### DATA SHOWN
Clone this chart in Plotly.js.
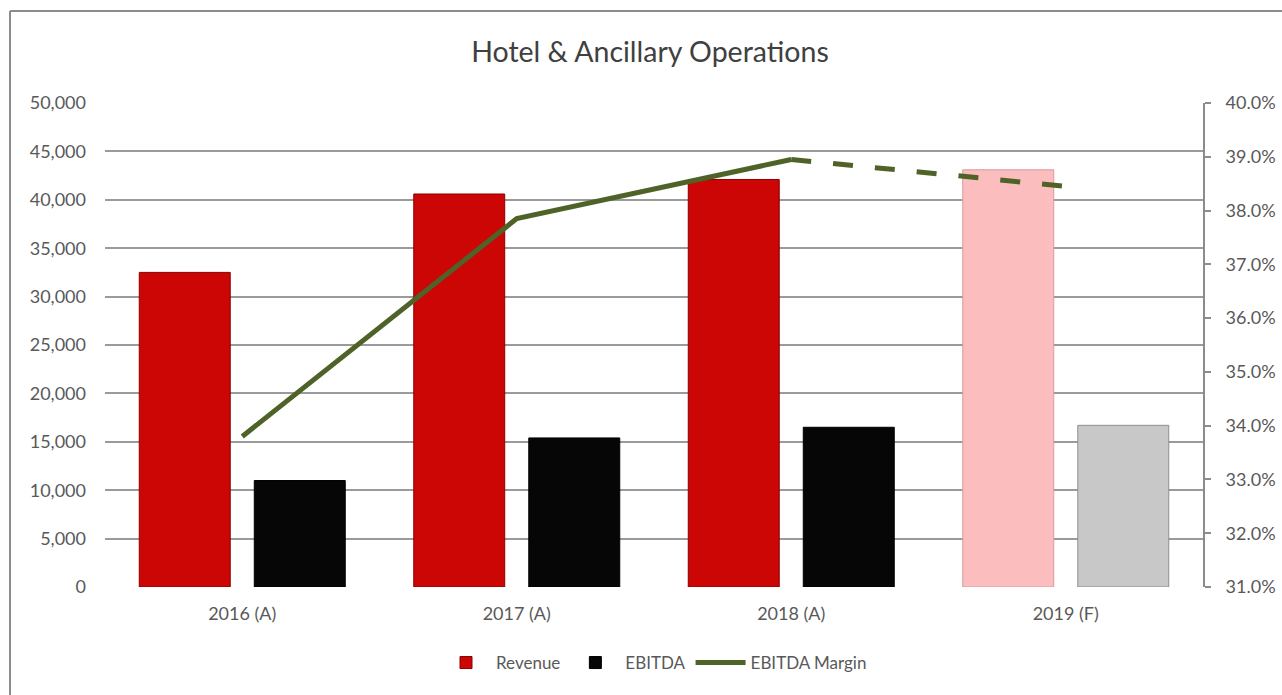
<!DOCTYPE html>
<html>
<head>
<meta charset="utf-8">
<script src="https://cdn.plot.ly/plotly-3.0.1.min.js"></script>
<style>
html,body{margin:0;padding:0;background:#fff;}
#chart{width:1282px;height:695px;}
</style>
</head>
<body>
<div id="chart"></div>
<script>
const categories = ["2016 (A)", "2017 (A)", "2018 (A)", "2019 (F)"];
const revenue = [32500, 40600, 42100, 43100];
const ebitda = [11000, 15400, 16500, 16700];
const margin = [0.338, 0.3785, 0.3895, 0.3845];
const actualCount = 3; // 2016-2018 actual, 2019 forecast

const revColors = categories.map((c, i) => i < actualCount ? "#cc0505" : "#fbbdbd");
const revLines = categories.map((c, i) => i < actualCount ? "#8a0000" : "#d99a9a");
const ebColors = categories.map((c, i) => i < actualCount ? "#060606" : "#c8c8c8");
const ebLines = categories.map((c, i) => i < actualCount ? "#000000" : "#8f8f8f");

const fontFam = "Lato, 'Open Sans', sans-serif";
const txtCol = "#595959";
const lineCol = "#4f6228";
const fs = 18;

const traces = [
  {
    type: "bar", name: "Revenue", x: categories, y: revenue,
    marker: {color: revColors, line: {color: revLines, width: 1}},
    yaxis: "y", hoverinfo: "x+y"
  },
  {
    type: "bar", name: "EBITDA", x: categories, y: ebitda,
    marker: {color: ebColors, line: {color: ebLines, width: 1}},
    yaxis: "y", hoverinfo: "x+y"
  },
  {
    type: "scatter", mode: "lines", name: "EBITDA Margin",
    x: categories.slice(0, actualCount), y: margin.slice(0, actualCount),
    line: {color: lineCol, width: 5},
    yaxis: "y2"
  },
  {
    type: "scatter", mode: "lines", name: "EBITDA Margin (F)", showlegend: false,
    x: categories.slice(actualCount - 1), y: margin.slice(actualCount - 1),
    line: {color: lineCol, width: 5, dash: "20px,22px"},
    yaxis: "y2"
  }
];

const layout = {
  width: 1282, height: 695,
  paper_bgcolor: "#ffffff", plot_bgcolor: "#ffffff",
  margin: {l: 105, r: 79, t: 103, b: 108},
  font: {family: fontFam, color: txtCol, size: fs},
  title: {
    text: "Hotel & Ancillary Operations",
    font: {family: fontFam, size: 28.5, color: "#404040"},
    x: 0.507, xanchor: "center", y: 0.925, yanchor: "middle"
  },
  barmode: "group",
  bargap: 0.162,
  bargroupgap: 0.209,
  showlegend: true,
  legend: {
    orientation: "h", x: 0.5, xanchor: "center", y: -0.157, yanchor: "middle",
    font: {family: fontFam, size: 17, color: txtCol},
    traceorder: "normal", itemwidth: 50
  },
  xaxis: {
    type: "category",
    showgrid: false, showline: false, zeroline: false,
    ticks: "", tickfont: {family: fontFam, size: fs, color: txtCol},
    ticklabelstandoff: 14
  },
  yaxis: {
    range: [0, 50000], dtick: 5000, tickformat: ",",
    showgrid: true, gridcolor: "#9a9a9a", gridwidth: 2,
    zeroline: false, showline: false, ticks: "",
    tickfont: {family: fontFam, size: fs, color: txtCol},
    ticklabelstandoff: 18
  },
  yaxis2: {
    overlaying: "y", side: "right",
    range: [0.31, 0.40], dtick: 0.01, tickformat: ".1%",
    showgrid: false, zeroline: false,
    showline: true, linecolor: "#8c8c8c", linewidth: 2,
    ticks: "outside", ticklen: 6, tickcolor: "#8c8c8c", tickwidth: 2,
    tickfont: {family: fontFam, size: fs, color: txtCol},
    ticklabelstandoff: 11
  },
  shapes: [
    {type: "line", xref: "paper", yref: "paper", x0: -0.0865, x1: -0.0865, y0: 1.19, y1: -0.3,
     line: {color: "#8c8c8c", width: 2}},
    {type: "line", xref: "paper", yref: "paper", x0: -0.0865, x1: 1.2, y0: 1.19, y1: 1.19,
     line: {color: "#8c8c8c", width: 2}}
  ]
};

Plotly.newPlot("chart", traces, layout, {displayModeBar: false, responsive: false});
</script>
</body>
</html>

### THE PROBLEM
Return each line with "chart".

### EXPECTED ANSWER
Clone this chart in Plotly.js.
#chart{width:1282px;height:695px;}
<div id="chart"></div>
Plotly.newPlot("chart", traces, layout, {displayModeBar: false, responsive: false});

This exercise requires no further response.